Nicole
Krauss está considerada en Estados Unidos como una de las escritoras jóvenes
más relevantes de los últimos años. Obtuvo unas excelentes críticas con su
anterior novela, La historia del amor,
que se convirtió en un superventas. Está casada con el también escritor
Jonathan Safran Foer, de quien ya comenté aquí Tan fuerte, tan cerca.
En
su nuevo libro, La gran casa (que
quedó finalista del prestigioso National Book Award), un enorme escritorio que
tiene 19 cajones, uno de los cuales no puede abrirse, articula cuatro historias
de pérdida, de dolor, de soledad y frustración, y también de amor. Se trata de
cuatro historias con cuatro narradores diferentes, y no todas gozan de la misma
intensidad y emotividad. En realidad, el lector tiene que ir uniendo las piezas
que le hagan encajar las cuatro historias en una sola, lo cual posiblemente no
tenga especial relevancia. Hay relatos que consiguen atrapar al lector y otros
que puede que no lo hagan. Así Nadia, la primera narradora, una escritora que
parece encontrar en su trabajo el consuelo a todo lo que no tiene y que recibe
el escritorio (que parece haber pertenecido a Federico García Lorca) del poeta
chileno Daniel Varsky, puede llegar a irritar por su ensimismamiento, quizás
algo afectado y elitista, demasiado distante, a pesar de que al final se
transforme en un personaje casi patético, digno de compasión.
Leah
Weisz es la hermana de Yoav, a quienes conocemos a través de una estudiante que
entra en contacto con ellos. Su historia es atractiva, más la que cuenta de los
hermanos que la de ella misma en su relación con ellos.
Sin
embargo, hay dos personajes verdaderamente conmovedores. Uno de ellos es Aaron,
un anciano israelí que se dirige a su hijo de quien le separa una distancia
insalvable, pues en realidad nunca ha llegado a conocerlo.

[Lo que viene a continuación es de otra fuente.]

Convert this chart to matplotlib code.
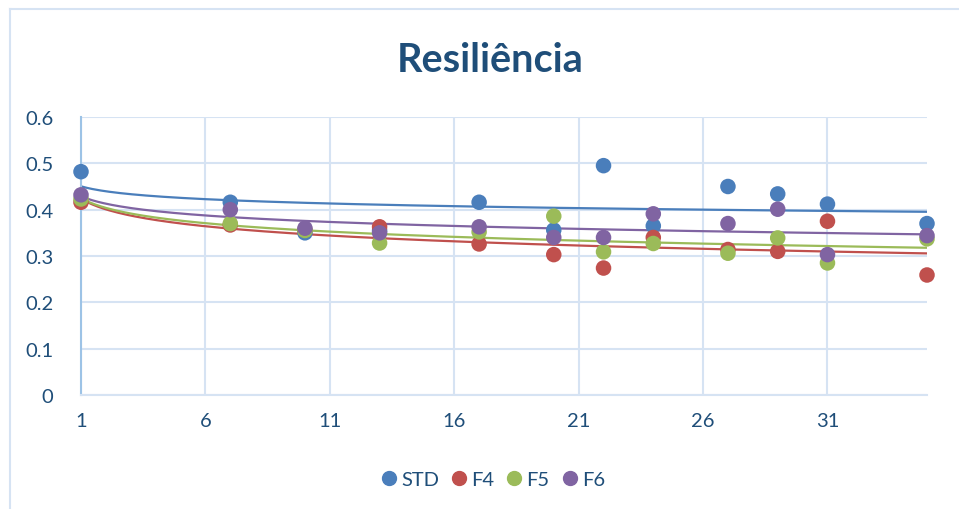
import numpy as np
import matplotlib.pyplot as plt
from matplotlib.lines import Line2D

# dados
x = [1, 7, 10, 13, 17, 20, 22, 24, 27, 29, 31, 35]
std = [0.482, 0.416, 0.350, 0.355, 0.416, 0.356, 0.495, 0.365, 0.450, 0.434, 0.412, 0.370]
f4 = [0.416, 0.367, 0.356, 0.363, 0.326, 0.303, 0.274, 0.340, 0.314, 0.310, 0.375, 0.259]
f5 = [0.423, 0.370, 0.355, 0.328, 0.352, 0.386, 0.309, 0.327, 0.306, 0.339, 0.285, 0.337]
f6 = [0.432, 0.400, 0.360, 0.350, 0.363, 0.340, 0.340, 0.391, 0.370, 0.401, 0.303, 0.344]

series = [('STD', std, '#4A7EBB'), ('F4', f4, '#C0504D'),
          ('F5', f5, '#9BBB59'), ('F6', f6, '#8064A2')]

txt = '#1F4E79'
plt.rcParams['font.family'] = ['Lato', 'DejaVu Sans']

fig = plt.figure(figsize=(9.59, 5.10), dpi=100)
ax = fig.add_axes([81/959, 114/510, (927-81)/959, (396-118)/510])

xs = np.array(x, dtype=float)
xx = np.linspace(1, 35, 300)
for name, vals, c in series:
    ax.scatter(x, vals, s=125, color=c, zorder=3, edgecolors='none', clip_on=False)
    # linha de tendência logarítmica (como no Excel)
    b, a = np.polyfit(np.log(xs), np.array(vals), 1)
    ax.plot(xx, a + b*np.log(xx), color=c, lw=1.6, zorder=2)

ax.set_xlim(1, 35)
ax.set_ylim(0, 0.6)
ax.set_xticks([1, 6, 11, 16, 21, 26, 31])
ax.set_yticks([0, 0.1, 0.2, 0.3, 0.4, 0.5, 0.6])
ax.set_yticklabels(['0', '0.1', '0.2', '0.3', '0.4', '0.5', '0.6'])
ax.grid(True, color='#D6E3F3', lw=1.5)
ax.set_axisbelow(True)
for s in ['top', 'right']:
    ax.spines[s].set_visible(False)
ax.spines['left'].set_color('#9DC3E6')
ax.spines['left'].set_linewidth(1.5)
ax.spines['bottom'].set_color('#D6E3F3')
ax.spines['bottom'].set_linewidth(1.5)
ax.tick_params(length=0, labelsize=14.5, labelcolor=txt, pad=12)
ax.tick_params(axis='y', pad=20)

fig.text(0.511, 0.882, 'Resiliência', ha='center', va='center',
         fontsize=28.5, fontweight='bold', color=txt)

handles = [Line2D([], [], marker='o', ls='none', color=c, markersize=10, label=n)
           for n, _, c in series]
fig.legend(handles=handles, loc='center', bbox_to_anchor=(0.514, 0.058), ncol=4,
           frameon=False, fontsize=14.5, labelcolor=txt, handlelength=0.8,
           handletextpad=0.2, columnspacing=0.6)

# moldura do gráfico
fig.add_artist(Line2D([10/959, 10/959], [0, 1-10/510], color='#D6E3F3', lw=1.5))
fig.add_artist(Line2D([10/959, 1], [1-10/510, 1-10/510], color='#D6E3F3', lw=1.5))

fig.savefig('out.png', dpi=100)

El desgarro de sus
palabras al tratar de hacer un último intento por comprenderlo y el sentimiento
de culpa lo convierten en un personaje turbador, intenso y cercano. Por otro lado está
Arthur, que proporciona una travesía hacia el final de la novela que la eleva
emocionalmente por su búsqueda de un secreto, un misterio, que ha perturbado su
vida conyugal: Lotte, su esposa, era una mujer hermética, cuya parcela de
privacidad Arthur siempre había respetado: “Era una obra de arte, su silencio.
Y me disponía a destruirlo”. Al acercarse a su objetivo se replantea toda su
vida y llega a conclusiones, de nuevo enfangándose en la culpabilidad, para
llegar a asegurar que “Mi amor por ella era un fracaso de la imaginación”.
Por todo ello, la sensación
que queda al final de la lectura de La
gran casa es de relativa satisfacción. Realmente placentera en algunos
momentos y no tanto en otros, pues en algunas partes se hace fatigosa, si bien
los buenos son ciertamente deleitosos.